The government is set to tweak some 30 pieces of regulation which it believes will free the City to be more competitive on a global basis.

That includes changes to EU-era Solvency II regulations, which put limits on long-term investing by pension funds and insurers, as well as changing ring-fencing rules for retail banks.

But yesterday Bailey said he “would…caution that the notion we’re past the financial crisis, and we therefore don’t need the regulations that we had post the financial crisis, I would not go along with that view.”

The Governor appeared to be responding to remarks by City minister Andrew Griffith in an interview with City A.M. last week, when the former Sky exec said the world had “moved on” from the financial crisis.

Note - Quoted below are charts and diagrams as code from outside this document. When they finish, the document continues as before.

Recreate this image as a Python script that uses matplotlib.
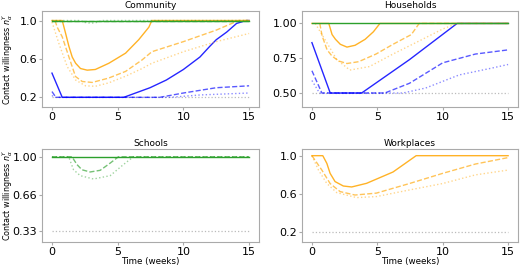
import matplotlib
matplotlib.use("Agg")
import matplotlib.pyplot as plt

# ---------------- data ----------------
# Community
com_green_solid_t = [0, 15]
com_green_solid_v = [1.0, 1.0]
com_green_dashed_t = [0, 15]
com_green_dashed_v = [1.0, 1.0]
com_green_dotted_t = [0, 2.15, 2.5, 3.0, 3.4, 3.8, 15]
com_green_dotted_v = [1.0, 1.0, 0.98, 0.972, 0.98, 1.0, 1.0]
com_orange_solid_t = [0, 0.78, 1.03, 1.29, 1.54, 1.8, 2.17, 2.68, 3.3, 4.33, 5.6, 6.6, 7.37, 7.6, 15]
com_orange_solid_v = [1.0, 1.0, 0.87, 0.73, 0.62, 0.555, 0.50, 0.483, 0.49, 0.555, 0.66, 0.80, 0.93, 1.0, 1.0]
com_orange_dashed_t = [0.23, 0.4, 0.78, 1.29, 1.79, 2.3, 3.06, 4.3, 5.6, 6.86, 7.6, 10.0, 12.5, 14.2, 15]
com_orange_dashed_v = [1.0, 0.93, 0.83, 0.62, 0.417, 0.365, 0.355, 0.40, 0.47, 0.59, 0.675, 0.78, 0.90, 1.0, 1.0]
com_orange_dotted_t = [0, 0.53, 1.16, 1.8, 2.55, 3.3, 4.3, 5.6, 6.86, 7.6, 10.0, 12.5, 15]
com_orange_dotted_v = [0.985, 0.76, 0.52, 0.38, 0.32, 0.315, 0.35, 0.42, 0.50, 0.555, 0.675, 0.78, 0.865]
com_blue_solid_t = [0, 0.78, 5.46, 7.46, 8.7, 10.0, 11.26, 12.0, 12.5, 13.3, 14.05, 14.8, 15]
com_blue_solid_v = [0.452, 0.2, 0.2, 0.30, 0.38, 0.49, 0.62, 0.73, 0.80, 0.88, 0.97, 1.0, 1.0]
com_blue_dashed_t = [0, 0.3, 8.2, 10.0, 12.5, 15]
com_blue_dashed_v = [0.26, 0.2, 0.2, 0.245, 0.30, 0.32]
com_blue_dotted_t = [0, 0.15, 9.0, 11.3, 15]
com_blue_dotted_v = [0.22, 0.2, 0.2, 0.225, 0.245]
com_floor = 0.2

# Households
hh_green_solid_t = [0, 15]
hh_green_solid_v = [1.0, 1.0]
hh_orange_solid_t = [0, 1.29, 1.54, 1.8, 2.17, 2.68, 3.3, 4.07, 4.7, 5.2, 15]
hh_orange_solid_v = [1.0, 1.0, 0.92, 0.886, 0.85, 0.83, 0.843, 0.886, 0.94, 1.0, 1.0]
hh_orange_dashed_t = [0.6, 0.78, 1.16, 1.54, 2.05, 2.68, 3.57, 4.9, 6.2, 7.6, 8.2, 15]
hh_orange_dashed_v = [1.0, 0.91, 0.81, 0.765, 0.73, 0.712, 0.725, 0.78, 0.85, 0.92, 1.0, 1.0]
hh_orange_dotted_t = [0.25, 1.14, 1.9, 2.9, 4.4, 6.2, 8.2, 10.0, 11.1, 15]
hh_orange_dotted_v = [1.0, 0.862, 0.74, 0.665, 0.69, 0.78, 0.874, 0.96, 1.0, 1.0]
hh_blue_solid_t = [0, 1.4, 3.8, 7.46, 11.1, 15]
hh_blue_solid_v = [0.862, 0.5, 0.5, 0.74, 1.0, 1.0]
hh_blue_dashed_t = [0, 0.76, 5.57, 7.46, 10.0, 12.5, 15]
hh_blue_dashed_v = [0.66, 0.5, 0.5, 0.57, 0.717, 0.78, 0.81]
hh_blue_dotted_t = [0, 0.58, 6.96, 8.7, 11.26, 13.8, 15]
hh_blue_dotted_v = [0.59, 0.5, 0.5, 0.536, 0.63, 0.68, 0.705]
hh_floor = 0.5

# Schools
sc_green_solid_t = [0, 15]
sc_green_solid_v = [1.0, 1.0]
sc_green_dashed_t = [0, 1.52, 1.9, 2.28, 2.9, 3.67, 4.43, 5.06, 15]
sc_green_dashed_v = [1.0, 1.0, 0.93, 0.883, 0.863, 0.878, 0.943, 1.0, 1.0]
sc_green_dotted_t = [0, 1.27, 1.64, 2.15, 3.16, 4.43, 5.44, 6.2, 15]
sc_green_dotted_v = [1.0, 1.0, 0.883, 0.83, 0.80, 0.83, 0.93, 1.0, 1.0]
sc_floor = 0.33

# Workplaces
wp_orange_solid_t = [0, 0.83, 1.14, 1.39, 1.77, 2.4, 3.04, 4.18, 6.2, 7.97, 15]
wp_orange_solid_v = [1.0, 1.0, 0.92, 0.816, 0.73, 0.684, 0.674, 0.712, 0.83, 1.0, 1.0]
wp_orange_dashed_t = [0, 0.76, 1.39, 2.15, 3.29, 4.93, 7.46, 10.0, 12.5, 15]
wp_orange_dashed_v = [1.0, 0.85, 0.71, 0.626, 0.59, 0.61, 0.71, 0.816, 0.913, 0.98]
wp_orange_dotted_t = [0, 0.5, 1.14, 1.9, 3.42, 4.93, 7.46, 10.0, 12.5, 15]
wp_orange_dotted_v = [1.0, 0.85, 0.71, 0.615, 0.563, 0.574, 0.643, 0.71, 0.80, 0.85]
wp_floor = 0.2

floor_t = [0, 15]

titles = ["Community", "Households", "Schools", "Workplaces"]
yticks = [[0.2, 0.6, 1.0], [0.5, 0.75, 1.0], [0.33, 0.66, 1.0], [0.2, 0.6, 1.0]]
yticklabels = [["0.2", "0.6", "1.0"], ["0.50", "0.75", "1.00"],
               ["0.33", "0.66", "1.00"], ["0.2", "0.6", "1.0"]]
ylims = [(0.1, 1.1), (0.4, 1.09), (0.233, 1.07), (0.1, 1.07)]
xticks = [0, 5, 10, 15]

# ---------------- style ----------------
BLUE = "blue"
ORANGE = "orange"
GREEN = "#2ca02c"
FLOOR = "#aaaaaa"
SPINE = "#aaaaaa"
styles = {"solid": ("-", 0.85), "dashed": ("--", 0.65), "dotted": (":", 0.45)}

fig = plt.figure(figsize=(5.2, 2.66), dpi=100)
positions = [
    [0.081, 0.598, 0.417, 0.361],
    [0.581, 0.598, 0.415, 0.361],
    [0.081, 0.090, 0.417, 0.350],
    [0.581, 0.090, 0.415, 0.350],
]
axes = [fig.add_axes(p) for p in positions]

def line(ax, t, v, color, kind, alpha=None):
    ls, a = styles[kind]
    ax.plot(t, v, color=color, linestyle=ls, alpha=a if alpha is None else alpha, lw=1.0)

def floor(ax, val):
    ax.plot(floor_t, [val, val], color=FLOOR, linestyle=":", lw=0.9, alpha=0.8)

ax = axes[0]
floor(ax, com_floor)
line(ax, com_blue_dotted_t, com_blue_dotted_v, BLUE, "dotted")
line(ax, com_blue_dashed_t, com_blue_dashed_v, BLUE, "dashed")
line(ax, com_blue_solid_t, com_blue_solid_v, BLUE, "solid")
line(ax, com_orange_dotted_t, com_orange_dotted_v, ORANGE, "dotted")
line(ax, com_orange_dashed_t, com_orange_dashed_v, ORANGE, "dashed")
line(ax, com_orange_solid_t, com_orange_solid_v, ORANGE, "solid")
line(ax, com_green_dotted_t, com_green_dotted_v, GREEN, "dotted")
line(ax, com_green_dashed_t, com_green_dashed_v, GREEN, "dashed")
line(ax, com_green_solid_t, com_green_solid_v, GREEN, "solid", alpha=1.0)

ax = axes[1]
floor(ax, hh_floor)
line(ax, hh_blue_dotted_t, hh_blue_dotted_v, BLUE, "dotted")
line(ax, hh_blue_dashed_t, hh_blue_dashed_v, BLUE, "dashed")
line(ax, hh_blue_solid_t, hh_blue_solid_v, BLUE, "solid")
line(ax, hh_orange_dotted_t, hh_orange_dotted_v, ORANGE, "dotted")
line(ax, hh_orange_dashed_t, hh_orange_dashed_v, ORANGE, "dashed")
line(ax, hh_orange_solid_t, hh_orange_solid_v, ORANGE, "solid")
line(ax, hh_green_solid_t, hh_green_solid_v, GREEN, "solid", alpha=1.0)

ax = axes[2]
floor(ax, sc_floor)
line(ax, sc_green_dotted_t, sc_green_dotted_v, GREEN, "dotted")
line(ax, sc_green_dashed_t, sc_green_dashed_v, GREEN, "dashed")
line(ax, sc_green_solid_t, sc_green_solid_v, GREEN, "solid", alpha=1.0)

ax = axes[3]
floor(ax, wp_floor)
line(ax, wp_orange_dotted_t, wp_orange_dotted_v, ORANGE, "dotted")
line(ax, wp_orange_dashed_t, wp_orange_dashed_v, ORANGE, "dashed")
line(ax, wp_orange_solid_t, wp_orange_solid_v, ORANGE, "solid")

for i, ax in enumerate(axes):
    ax.set_title(titles[i], fontsize=6.5, pad=2)
    ax.set_xlim(-0.75, 15.75)
    ax.set_ylim(*ylims[i])
    ax.set_xticks(xticks)
    ax.set_xticklabels([str(x) for x in xticks])
    ax.set_yticks(yticks[i])
    ax.set_yticklabels(yticklabels[i])
    ax.tick_params(labelsize=8, color=SPINE, length=2.5, width=0.8, pad=1)
    for s in ax.spines.values():
        s.set_color(SPINE)
        s.set_linewidth(0.8)

for ax in (axes[0], axes[2]):
    ax.set_ylabel(r"Contact willingness $n_\alpha^Y$", fontsize=5.8)
    ax.yaxis.set_label_coords(-0.127, 0.5)
for ax in (axes[2], axes[3]):
    ax.set_xlabel("Time (weeks)", fontsize=6.3)
    ax.xaxis.set_label_coords(0.5, -0.16)

fig.savefig("out.png", dpi=100)
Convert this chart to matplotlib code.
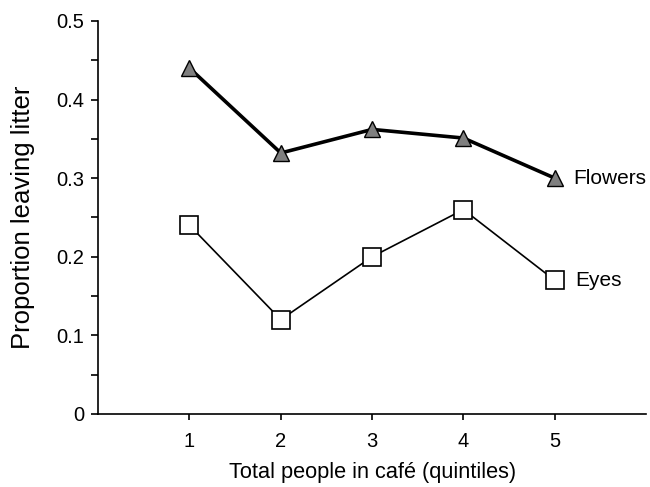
import numpy as np
import matplotlib
matplotlib.use('Agg')
import matplotlib.pyplot as plt
from matplotlib.ticker import MultipleLocator, FuncFormatter

plt.rcParams['font.family'] = ['Liberation Sans', 'DejaVu Sans']

# Data
quintiles = [1, 2, 3, 4, 5]
flowers = [0.44, 0.332, 0.362, 0.351, 0.30]
eyes = [0.24, 0.12, 0.20, 0.26, 0.17]
y_ticks = [0, 0.1, 0.2, 0.3, 0.4, 0.5]

fig = plt.figure(figsize=(6.5, 4.87), dpi=100)
ax = fig.add_axes([0.151, 0.15, 0.843, 0.807])

ax.plot(quintiles, flowers, color='black', lw=2.6, marker='^', ms=11,
        mfc='#7f7f7f', mec='black', mew=1.0, zorder=3)
ax.plot(quintiles, eyes, color='black', lw=1.2, marker='s', ms=13,
        mfc='white', mec='black', mew=1.2, zorder=3)

ax.annotate('Flowers', xy=(quintiles[-1], flowers[-1]), xytext=(13, 0),
            textcoords='offset points', va='center', ha='left', fontsize=15)
ax.annotate('Eyes', xy=(quintiles[-1], eyes[-1]), xytext=(15, 0),
            textcoords='offset points', va='center', ha='left', fontsize=15)

ax.set_xlim(0, 6)
ax.set_ylim(0, 0.5)
ax.set_xticks(quintiles)
ax.set_yticks(y_ticks)
ax.yaxis.set_minor_locator(MultipleLocator(0.05))
ax.yaxis.set_major_formatter(FuncFormatter(lambda v, p: '0' if abs(v) < 1e-9 else f'{v:.1f}'))
ax.tick_params(axis='both', which='both', direction='out', length=5, width=1.2,
               labelsize=14.5, pad=5)
ax.tick_params(axis='x', length=4, pad=9)

for side in ['top', 'right']:
    ax.spines[side].set_visible(False)
for side in ['left', 'bottom']:
    ax.spines[side].set_linewidth(1.2)

ax.set_xlabel('Total people in café (quintiles)', fontsize=15.7, labelpad=8)
ax.set_ylabel('Proportion leaving litter', fontsize=18.5, labelpad=15)

fig.savefig('out.png', dpi=100)
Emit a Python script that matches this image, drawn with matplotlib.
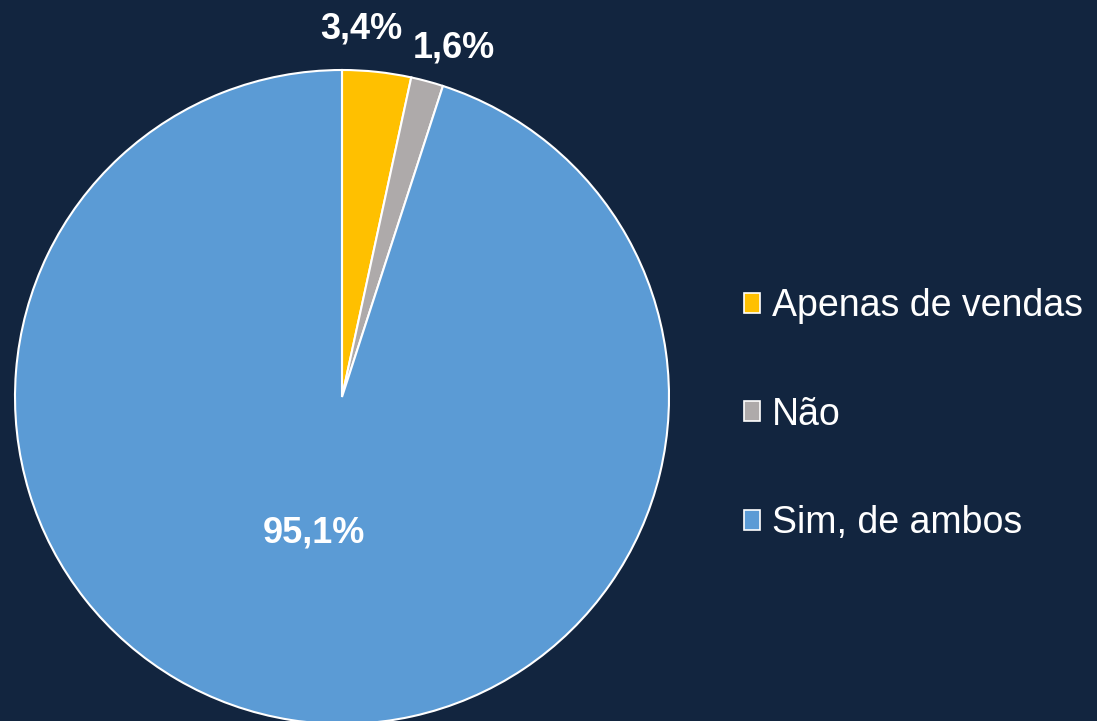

“Banks have much more capital today, lending practices are much tighter, there’s none of that excess mortgage lending that we saw prior to 2008 and the Bank of England has a resolution regime that means if banks get into difficulty there’s a way out of that,” he said.

Andrew Bailey did say it was right to review the rules.

The so-called Edinburgh Reforms – which had been known as Big Bang 2.0 – are believed by Chancellor Jeremy Hunt and others to be potentially transformative for the country’s vital financial services sector.

The industry is the largest driver of economic growth in the United Kingdom.